Give again, word for word, the lines below that run from the line with "Give me the" through the line with "import seaborn as sns". Drop the pictures.

────

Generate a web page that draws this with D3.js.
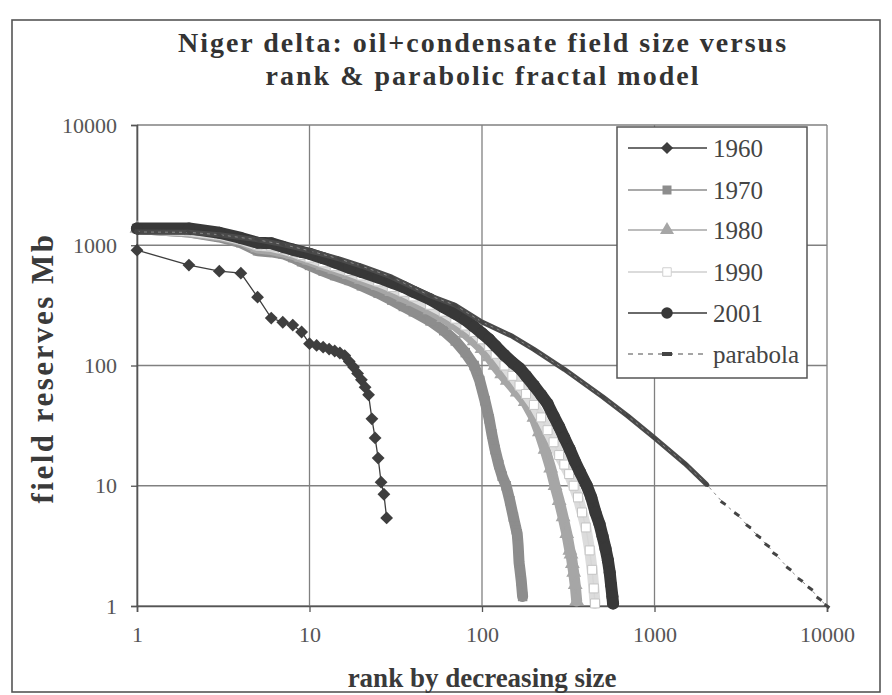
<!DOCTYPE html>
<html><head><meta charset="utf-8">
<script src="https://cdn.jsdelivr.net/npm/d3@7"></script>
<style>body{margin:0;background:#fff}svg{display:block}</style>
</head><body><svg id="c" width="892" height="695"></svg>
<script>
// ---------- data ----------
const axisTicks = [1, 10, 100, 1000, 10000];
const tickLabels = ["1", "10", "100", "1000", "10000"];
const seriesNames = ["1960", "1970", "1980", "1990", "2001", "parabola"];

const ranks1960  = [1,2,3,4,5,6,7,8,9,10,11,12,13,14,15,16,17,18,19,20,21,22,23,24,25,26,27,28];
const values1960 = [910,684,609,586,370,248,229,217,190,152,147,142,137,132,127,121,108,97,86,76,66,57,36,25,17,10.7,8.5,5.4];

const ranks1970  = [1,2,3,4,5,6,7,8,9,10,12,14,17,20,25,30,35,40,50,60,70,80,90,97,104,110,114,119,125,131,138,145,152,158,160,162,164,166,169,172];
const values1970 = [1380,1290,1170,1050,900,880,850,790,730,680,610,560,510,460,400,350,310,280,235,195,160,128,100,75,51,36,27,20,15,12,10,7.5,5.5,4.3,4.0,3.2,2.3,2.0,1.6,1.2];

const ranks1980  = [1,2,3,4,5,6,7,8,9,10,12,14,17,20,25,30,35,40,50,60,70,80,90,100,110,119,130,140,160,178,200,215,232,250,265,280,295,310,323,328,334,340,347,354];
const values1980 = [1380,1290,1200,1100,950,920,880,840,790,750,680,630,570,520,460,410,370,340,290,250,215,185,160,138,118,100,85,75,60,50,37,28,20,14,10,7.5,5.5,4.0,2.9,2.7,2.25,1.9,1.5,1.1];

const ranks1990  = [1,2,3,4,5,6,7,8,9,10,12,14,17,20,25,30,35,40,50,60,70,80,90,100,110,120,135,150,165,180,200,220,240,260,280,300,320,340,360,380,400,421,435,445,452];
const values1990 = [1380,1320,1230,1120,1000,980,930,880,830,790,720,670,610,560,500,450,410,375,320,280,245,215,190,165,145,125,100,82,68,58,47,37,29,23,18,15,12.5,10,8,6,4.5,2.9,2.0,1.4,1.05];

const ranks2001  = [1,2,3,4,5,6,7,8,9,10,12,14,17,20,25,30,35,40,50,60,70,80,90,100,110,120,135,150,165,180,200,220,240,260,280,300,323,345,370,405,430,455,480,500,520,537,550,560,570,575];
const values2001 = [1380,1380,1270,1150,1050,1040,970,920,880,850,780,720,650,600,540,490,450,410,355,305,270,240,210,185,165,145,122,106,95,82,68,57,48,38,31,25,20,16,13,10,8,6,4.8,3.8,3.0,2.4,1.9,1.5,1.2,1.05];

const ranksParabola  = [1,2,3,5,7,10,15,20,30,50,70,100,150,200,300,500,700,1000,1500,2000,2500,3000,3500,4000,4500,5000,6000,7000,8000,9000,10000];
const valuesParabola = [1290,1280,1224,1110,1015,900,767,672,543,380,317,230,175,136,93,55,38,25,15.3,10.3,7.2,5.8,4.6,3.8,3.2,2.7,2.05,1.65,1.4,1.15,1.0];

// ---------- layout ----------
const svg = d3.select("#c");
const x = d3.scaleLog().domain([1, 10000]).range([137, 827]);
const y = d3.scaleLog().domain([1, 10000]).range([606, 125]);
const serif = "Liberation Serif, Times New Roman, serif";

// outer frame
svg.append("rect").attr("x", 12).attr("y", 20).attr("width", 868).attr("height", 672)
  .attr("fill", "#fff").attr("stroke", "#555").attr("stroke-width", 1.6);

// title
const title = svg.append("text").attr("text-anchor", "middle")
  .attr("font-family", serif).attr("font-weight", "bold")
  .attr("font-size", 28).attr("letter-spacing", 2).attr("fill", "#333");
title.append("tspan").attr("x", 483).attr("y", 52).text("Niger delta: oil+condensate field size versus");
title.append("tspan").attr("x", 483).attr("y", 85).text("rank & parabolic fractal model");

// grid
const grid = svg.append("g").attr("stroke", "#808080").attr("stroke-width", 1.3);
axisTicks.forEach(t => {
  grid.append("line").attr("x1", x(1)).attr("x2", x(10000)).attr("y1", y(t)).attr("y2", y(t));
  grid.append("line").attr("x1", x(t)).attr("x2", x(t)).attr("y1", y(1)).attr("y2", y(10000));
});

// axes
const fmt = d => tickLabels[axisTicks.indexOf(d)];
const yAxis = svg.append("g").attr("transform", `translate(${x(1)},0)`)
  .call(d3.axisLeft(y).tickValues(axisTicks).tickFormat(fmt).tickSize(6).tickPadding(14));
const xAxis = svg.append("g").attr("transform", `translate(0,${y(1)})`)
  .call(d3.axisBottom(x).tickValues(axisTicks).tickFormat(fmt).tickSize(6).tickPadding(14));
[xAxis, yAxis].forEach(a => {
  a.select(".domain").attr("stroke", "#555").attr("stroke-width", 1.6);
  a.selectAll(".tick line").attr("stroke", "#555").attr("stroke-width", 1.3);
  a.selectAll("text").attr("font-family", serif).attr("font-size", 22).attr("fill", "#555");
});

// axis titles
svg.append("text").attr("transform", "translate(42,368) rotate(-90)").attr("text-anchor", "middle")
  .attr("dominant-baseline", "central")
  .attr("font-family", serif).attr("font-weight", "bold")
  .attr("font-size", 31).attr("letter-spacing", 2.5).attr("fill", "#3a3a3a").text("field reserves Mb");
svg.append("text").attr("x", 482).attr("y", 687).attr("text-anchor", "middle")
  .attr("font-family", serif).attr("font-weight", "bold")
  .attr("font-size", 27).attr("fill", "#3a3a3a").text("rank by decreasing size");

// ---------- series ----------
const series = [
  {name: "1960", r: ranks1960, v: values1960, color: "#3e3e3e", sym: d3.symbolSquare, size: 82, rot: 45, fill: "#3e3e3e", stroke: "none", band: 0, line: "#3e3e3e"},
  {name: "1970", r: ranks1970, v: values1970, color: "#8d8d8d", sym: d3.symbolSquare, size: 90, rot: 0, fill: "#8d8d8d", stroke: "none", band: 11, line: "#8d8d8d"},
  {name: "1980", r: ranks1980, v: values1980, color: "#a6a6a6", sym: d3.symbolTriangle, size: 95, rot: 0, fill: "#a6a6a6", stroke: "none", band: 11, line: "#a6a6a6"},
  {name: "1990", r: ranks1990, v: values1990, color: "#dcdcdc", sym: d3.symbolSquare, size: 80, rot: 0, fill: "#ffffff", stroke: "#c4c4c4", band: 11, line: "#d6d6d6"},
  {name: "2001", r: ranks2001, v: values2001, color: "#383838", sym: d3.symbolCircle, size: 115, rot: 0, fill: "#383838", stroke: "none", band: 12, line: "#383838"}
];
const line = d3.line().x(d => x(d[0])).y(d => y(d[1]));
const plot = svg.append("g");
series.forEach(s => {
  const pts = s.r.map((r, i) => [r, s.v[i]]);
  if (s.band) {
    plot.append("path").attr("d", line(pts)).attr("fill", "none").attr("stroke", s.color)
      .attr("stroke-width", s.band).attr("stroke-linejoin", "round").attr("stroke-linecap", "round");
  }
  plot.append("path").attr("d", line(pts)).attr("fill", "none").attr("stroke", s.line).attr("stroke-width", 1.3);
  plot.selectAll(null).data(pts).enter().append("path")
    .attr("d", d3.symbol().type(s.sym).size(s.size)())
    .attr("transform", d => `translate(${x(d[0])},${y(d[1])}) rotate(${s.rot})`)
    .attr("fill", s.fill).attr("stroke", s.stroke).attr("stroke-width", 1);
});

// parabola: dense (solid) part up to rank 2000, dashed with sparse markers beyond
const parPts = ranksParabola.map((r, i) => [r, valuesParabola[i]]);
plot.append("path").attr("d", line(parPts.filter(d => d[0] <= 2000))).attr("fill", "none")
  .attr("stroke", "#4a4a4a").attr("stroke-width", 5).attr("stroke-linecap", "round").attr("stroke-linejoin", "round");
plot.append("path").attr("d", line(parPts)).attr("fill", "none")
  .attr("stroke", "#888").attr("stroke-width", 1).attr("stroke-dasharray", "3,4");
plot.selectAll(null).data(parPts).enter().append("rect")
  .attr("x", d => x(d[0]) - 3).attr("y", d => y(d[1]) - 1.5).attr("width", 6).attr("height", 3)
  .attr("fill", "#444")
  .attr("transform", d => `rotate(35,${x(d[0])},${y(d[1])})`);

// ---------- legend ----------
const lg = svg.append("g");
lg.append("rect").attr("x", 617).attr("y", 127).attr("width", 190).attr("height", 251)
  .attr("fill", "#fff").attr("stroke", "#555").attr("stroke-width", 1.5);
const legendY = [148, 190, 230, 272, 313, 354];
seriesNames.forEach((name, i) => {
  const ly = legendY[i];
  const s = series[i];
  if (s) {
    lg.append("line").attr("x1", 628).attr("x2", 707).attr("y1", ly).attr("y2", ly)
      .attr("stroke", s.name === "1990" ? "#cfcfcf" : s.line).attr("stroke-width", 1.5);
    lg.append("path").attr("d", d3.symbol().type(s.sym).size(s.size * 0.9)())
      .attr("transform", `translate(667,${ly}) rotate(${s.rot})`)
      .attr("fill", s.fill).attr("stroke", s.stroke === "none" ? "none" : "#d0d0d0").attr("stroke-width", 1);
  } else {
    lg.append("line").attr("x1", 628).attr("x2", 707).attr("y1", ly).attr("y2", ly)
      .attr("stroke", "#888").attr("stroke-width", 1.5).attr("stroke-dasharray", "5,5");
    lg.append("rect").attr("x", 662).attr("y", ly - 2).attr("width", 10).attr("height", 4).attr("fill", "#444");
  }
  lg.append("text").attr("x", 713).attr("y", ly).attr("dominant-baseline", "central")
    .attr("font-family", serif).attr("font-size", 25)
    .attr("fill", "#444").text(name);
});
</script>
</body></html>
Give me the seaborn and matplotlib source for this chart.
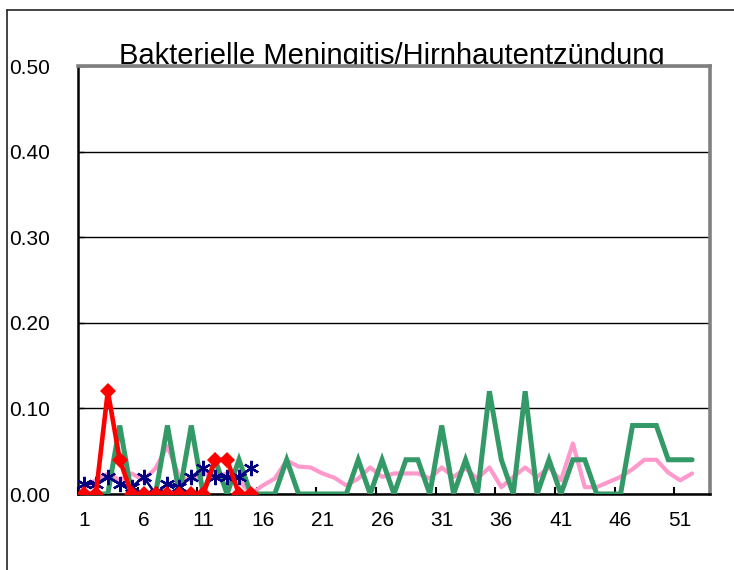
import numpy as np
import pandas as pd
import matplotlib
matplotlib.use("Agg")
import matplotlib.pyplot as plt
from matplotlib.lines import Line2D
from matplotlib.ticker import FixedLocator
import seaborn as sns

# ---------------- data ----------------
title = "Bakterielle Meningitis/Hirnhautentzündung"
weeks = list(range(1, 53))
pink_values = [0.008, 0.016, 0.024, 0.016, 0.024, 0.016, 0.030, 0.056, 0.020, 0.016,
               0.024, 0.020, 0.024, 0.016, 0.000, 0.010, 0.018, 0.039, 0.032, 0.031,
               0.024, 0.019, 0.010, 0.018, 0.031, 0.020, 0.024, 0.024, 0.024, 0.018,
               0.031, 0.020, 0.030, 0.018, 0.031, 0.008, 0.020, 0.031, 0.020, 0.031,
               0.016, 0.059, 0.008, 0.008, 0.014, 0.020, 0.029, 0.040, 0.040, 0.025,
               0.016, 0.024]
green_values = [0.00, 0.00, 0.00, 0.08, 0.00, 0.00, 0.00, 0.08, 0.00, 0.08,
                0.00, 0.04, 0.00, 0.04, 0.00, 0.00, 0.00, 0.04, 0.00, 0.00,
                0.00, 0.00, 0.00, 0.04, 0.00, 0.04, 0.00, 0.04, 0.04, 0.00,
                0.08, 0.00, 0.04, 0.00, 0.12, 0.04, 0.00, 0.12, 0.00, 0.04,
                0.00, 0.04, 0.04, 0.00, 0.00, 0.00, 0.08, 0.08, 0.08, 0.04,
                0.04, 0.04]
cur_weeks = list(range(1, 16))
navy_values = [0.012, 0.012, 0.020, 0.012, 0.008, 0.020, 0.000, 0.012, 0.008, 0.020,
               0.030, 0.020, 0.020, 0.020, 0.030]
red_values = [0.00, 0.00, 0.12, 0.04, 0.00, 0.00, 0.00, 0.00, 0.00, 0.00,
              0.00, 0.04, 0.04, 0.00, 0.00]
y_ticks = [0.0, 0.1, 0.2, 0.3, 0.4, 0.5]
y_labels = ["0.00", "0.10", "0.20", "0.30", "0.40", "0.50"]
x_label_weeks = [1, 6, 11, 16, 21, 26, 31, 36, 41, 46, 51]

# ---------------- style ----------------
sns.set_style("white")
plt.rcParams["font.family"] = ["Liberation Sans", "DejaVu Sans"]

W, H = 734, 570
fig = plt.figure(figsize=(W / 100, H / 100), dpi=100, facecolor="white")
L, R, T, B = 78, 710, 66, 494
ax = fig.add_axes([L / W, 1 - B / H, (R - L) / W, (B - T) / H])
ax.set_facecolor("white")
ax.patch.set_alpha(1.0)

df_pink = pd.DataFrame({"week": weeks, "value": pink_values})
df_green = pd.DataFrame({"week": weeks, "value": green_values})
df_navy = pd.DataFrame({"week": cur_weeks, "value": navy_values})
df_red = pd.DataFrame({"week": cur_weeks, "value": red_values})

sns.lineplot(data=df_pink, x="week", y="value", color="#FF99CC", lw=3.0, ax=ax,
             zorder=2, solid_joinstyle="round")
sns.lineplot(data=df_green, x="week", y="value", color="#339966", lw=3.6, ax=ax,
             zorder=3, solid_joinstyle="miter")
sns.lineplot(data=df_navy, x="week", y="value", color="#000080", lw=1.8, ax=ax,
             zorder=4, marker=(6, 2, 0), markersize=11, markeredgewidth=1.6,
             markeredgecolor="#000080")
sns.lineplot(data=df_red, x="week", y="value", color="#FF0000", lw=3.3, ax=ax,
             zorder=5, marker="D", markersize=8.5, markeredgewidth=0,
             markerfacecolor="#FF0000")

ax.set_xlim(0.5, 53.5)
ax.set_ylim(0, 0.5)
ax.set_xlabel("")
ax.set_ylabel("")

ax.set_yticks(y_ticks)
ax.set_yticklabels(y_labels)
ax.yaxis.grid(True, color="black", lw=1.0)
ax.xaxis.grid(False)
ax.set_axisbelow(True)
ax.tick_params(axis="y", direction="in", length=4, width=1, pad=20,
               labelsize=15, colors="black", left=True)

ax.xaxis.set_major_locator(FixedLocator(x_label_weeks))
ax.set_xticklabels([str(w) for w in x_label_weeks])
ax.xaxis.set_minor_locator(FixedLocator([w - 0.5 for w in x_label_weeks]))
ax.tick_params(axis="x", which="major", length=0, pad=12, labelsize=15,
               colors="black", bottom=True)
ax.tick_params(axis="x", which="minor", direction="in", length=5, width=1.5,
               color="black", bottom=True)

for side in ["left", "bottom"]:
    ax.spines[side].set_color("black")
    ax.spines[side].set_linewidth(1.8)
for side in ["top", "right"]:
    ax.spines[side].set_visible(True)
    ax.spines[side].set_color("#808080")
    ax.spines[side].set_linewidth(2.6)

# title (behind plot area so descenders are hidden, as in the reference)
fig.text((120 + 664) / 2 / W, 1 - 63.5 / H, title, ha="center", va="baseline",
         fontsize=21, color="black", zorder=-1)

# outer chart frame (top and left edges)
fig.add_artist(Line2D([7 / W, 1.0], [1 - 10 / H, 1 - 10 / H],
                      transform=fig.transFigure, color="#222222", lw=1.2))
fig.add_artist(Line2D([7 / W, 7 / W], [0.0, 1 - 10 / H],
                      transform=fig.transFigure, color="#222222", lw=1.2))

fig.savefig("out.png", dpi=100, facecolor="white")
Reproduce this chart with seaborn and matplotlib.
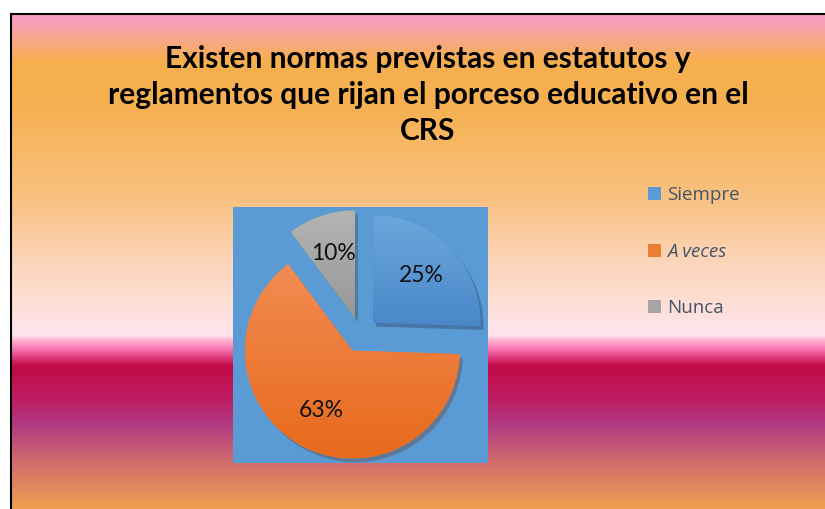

────

Exercise solution ::
Give me the seaborn and matplotlib source for this chart.
import numpy as np
import pandas as pd
import matplotlib
matplotlib.use("Agg")
import matplotlib.pyplot as plt
from matplotlib.lines import Line2D
from matplotlib.ticker import FixedLocator
import seaborn as sns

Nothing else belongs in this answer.